Tolerance is not Coexistence

I have to admit that I have been re-thinking some long-held positions I have had.  That, I suppose, comes from being a pastor/teacher.  Everything you teach has to be researched.  And eventually you come to places where you have to re-evaluate your own ideas.  It isn't always pleasant.  Sometimes it is downright depressing or even frightening.  But I feel it is a duty of life since an unexamined one is not worth the lack of effort.

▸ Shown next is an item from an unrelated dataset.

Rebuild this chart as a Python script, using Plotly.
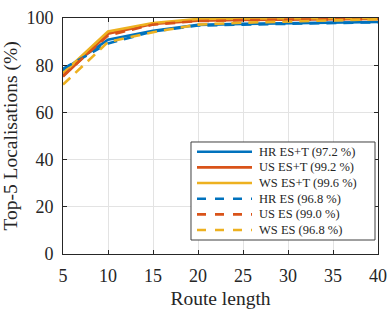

I have been struggling with the ideas of tolerance.  The word is a catch all for people these days - especially people who also wish to advocate peaceful coexistence.  But are the two really the same?  Coexistence doesn't necessarily mean tolerance, and tolerance doesn't lead to coexistence.  I would feel that coexistence (itself a popular bumper sticker with regard to world religions) is a great ideal.  Our collective religious histories demonstrate that we have been reluctant to coexist but have also learned how to do so - sometimes right next to each other.  It is something of a live and let live point of view.

Tolerance, though, does not mean blanket acceptance.  It is often utilized this way, however.  That is dangerous.  Because tolerance can foster inaction and allow some very nasty things to take place.  It isn't that tolerance is a bad idea.  The issue that I mean is using tolerance as a means to argue for a laissez faire approach to (in this particular instance) religion.  While I understand the intention, one need only look at the crisis with the IS to see that tolerance of them does not reciprocate tolerance.  Likewise, to tolerate their actions is to allow their murderous, history denying mentality that is a dangerous ideology.

The struggle then becomes one of coexistence and tolerance.  There have to be certain basic guidelines that inform our coexistence.  It also means that the idea of everyone being welcome to the table cannot be a reality.  It may be the purview of God, and a Utopian idea, but it is not a feasible or even tenable idea, it would seem, for humanity.  

This has to do with the fact that coexistence holds a level of accountability and respect for the other that tolerance does not.  Tolerance may actually (if defined as blanket acceptance) be more respectful of the other at the detriment to self.  We will, for example, allow someone to preach hate while refusing to be involved, even if that hatred is aimed at us.  Hey, we have to get along right?

Right.  And as such, we can't just tolerate everything.  Conservatives would use this as an argument against homosexuals, perhaps,  Liberals would use this as a means to limit trade perhaps.  Religiously, though, it comes from a place of moral obligation.  We cannot allow fanaticism and extremism to define coexistence.  Coexistence might well define extremism and what we cannot tolerate.

Of course in this litigious society, those definitions are the fights we will die for - or certainly sue over.  Therein lies the rub.  To coexist is to define what is appropriate.  That conversation has to come from a place of respect.  To simply tolerate would be to allow which might endanger oneself or others.

So to be an advocate for coexistence is not the same as being an advocate for blanket tolerance.  It simply cannot be.  Blanket tolerance is irresponsible and potentially dangerous.  So perhaps an all-inclusive welcome isn't as smart or as noble as we think.  Maybe we do need to have clear definitions.  Of course most religions can't agree on that internally, so external interfaith communities might be a far fetched idea anyway.  I'm not sure.

I have no real concluding point here.  I am just musing over some ideas.